A Swiss man was given a 22-month suspended prison sentence Thursday for spying on German tax officials for more than 3½ years.
The man had confessed to the Frankfurt state court that he accepted 28,000 euros ($33,000) from Switzerland’s NDB spy agency to obtain information on tax officials in the German state of North Rhine-Westphalia.
The 54-year-old was identified only as Daniel M. in line with Germany privacy rules.
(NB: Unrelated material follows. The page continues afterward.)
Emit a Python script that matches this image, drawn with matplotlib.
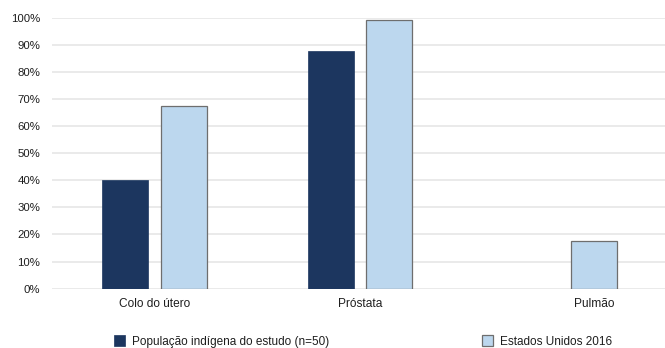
import numpy as np
import matplotlib.pyplot as plt
from matplotlib.patches import Patch

plt.rcParams['font.family'] = ['Liberation Sans', 'DejaVu Sans']

categories = ['Colo do útero', 'Próstata', 'Pulmão']
indigena = [40, 87.5, 0]
eua_2016 = [67.5, 99, 17.5]
yticks = [0, 10, 20, 30, 40, 50, 60, 70, 80, 90, 100]

dark = '#1c365f'
light = '#bcd7ee'
edge = '#6e6e6e'
grid_c = '#e6e6e6'
txt = '#1e1e1e'

fig = plt.figure(figsize=(6.65, 3.48), dpi=100)
ax = fig.add_axes([0.078, 0.1704, 0.922, 0.7793])

x = np.arange(len(categories))
w = 0.224
off = 0.1425

ax.bar(x - off, indigena, w, color=dark, edgecolor=dark, linewidth=0.5, zorder=3)
ax.bar(x + off, eua_2016, w, color=light, edgecolor=edge, linewidth=0.9, zorder=3)

# label sits under the bars that actually have a value
label_pos = []
for i in range(len(categories)):
    pos = [x[i] - off] if indigena[i] > 0 else []
    pos += [x[i] + off] if eua_2016[i] > 0 else []
    label_pos.append(np.mean(pos))

ax.set_xlim(-0.5, 2.4866)
ax.set_ylim(0, 100)
ax.set_xticks(label_pos)
ax.set_xticklabels(categories, fontsize=8.6, color=txt)
ax.set_yticks(yticks)
ax.set_yticklabels([f'{v}%' for v in yticks], fontsize=8.2, color=txt)
ax.tick_params(axis='x', length=0, pad=7)
ax.tick_params(axis='y', length=0, pad=8.5)

ax.grid(axis='y', color=grid_c, linewidth=1.2, zorder=0)
ax.set_axisbelow(True)
for s in ax.spines.values():
    s.set_visible(False)

h1 = Patch(facecolor=dark, edgecolor=dark, linewidth=0.5)
h2 = Patch(facecolor=light, edgecolor=edge, linewidth=0.9)
for h, lab, xa in [(h1, 'População indígena do estudo (n=50)', 114 / 665),
                   (h2, 'Estados Unidos 2016', 482 / 665)]:
    fig.legend([h], [lab], loc='center left', bbox_to_anchor=(xa, 6.5 / 348),
               frameon=False, borderpad=0, borderaxespad=0, fontsize=8.5,
               handlelength=0.95, handleheight=0.95, handletextpad=0.6,
               labelcolor=txt)

fig.savefig('out.png', dpi=100)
The court took into account his confession in handing him the suspended sentence.
Prosecutors alleged that M. was tasked with identifying the German tax investigators who had obtained a data CD containing confidential Swiss bank client data and used the information to open multiple tax-evasion prosecutions.
The court said that M. worked for Zurich police and for a Swiss bank, then founded his own company in 2011. It said he got into contact with the intelligence agency via former police colleagues.
His spying took place between July 2011 and February 2015.
The finance minister of North Rhine-Westphalia, Germany’s most populous state, said the Swiss agency’s behavior was unacceptable and must not be repeated.
“We expect from Swiss authorities a complete rethink and clear signals that they will, in future, join unreservedly in the fight against international crime, tax evasion and terror financing,” state Finance Minister Lutz Lienenkaemper said.